* TASK TO CARRY OUT *
From the listing below, extract each line containing the string "this".

* TASK MATERIAL *
────

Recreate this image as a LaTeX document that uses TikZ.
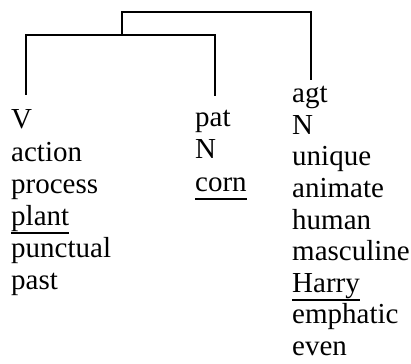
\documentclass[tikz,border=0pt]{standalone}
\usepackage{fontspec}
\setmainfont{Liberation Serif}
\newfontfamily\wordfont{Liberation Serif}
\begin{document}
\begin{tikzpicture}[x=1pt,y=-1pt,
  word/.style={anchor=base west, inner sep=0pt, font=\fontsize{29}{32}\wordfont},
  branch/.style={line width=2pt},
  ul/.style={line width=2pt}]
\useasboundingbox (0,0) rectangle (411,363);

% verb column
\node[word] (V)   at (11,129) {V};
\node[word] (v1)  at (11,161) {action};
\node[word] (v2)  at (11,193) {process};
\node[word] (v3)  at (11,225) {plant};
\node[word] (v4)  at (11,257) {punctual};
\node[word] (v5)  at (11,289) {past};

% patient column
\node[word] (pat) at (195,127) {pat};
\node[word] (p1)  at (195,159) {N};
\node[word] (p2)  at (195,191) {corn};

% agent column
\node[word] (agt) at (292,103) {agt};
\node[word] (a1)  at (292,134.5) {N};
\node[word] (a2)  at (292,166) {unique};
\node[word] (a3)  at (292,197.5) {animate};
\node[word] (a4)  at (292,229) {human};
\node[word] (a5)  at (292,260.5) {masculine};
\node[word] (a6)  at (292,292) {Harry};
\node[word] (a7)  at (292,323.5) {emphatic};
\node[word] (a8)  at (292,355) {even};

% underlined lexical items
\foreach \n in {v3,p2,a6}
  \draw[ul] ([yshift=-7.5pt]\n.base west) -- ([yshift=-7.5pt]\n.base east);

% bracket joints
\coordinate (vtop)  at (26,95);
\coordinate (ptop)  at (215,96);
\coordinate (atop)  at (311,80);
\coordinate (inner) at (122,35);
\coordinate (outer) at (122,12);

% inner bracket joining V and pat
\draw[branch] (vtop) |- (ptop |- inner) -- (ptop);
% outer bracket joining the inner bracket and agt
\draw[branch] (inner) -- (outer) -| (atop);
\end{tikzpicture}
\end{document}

────

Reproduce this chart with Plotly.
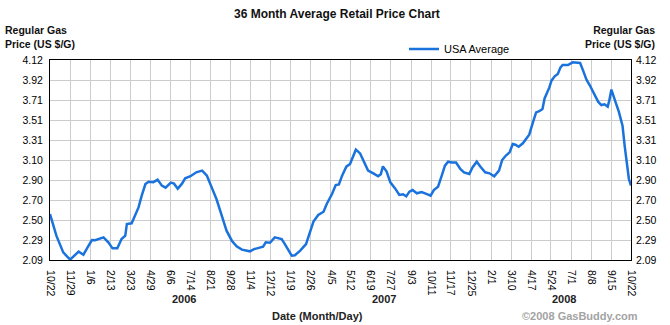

────

* TASK RESULT *
Recreate this image as a LaTeX document that uses TikZ.
Reproduce this chart with Plotly.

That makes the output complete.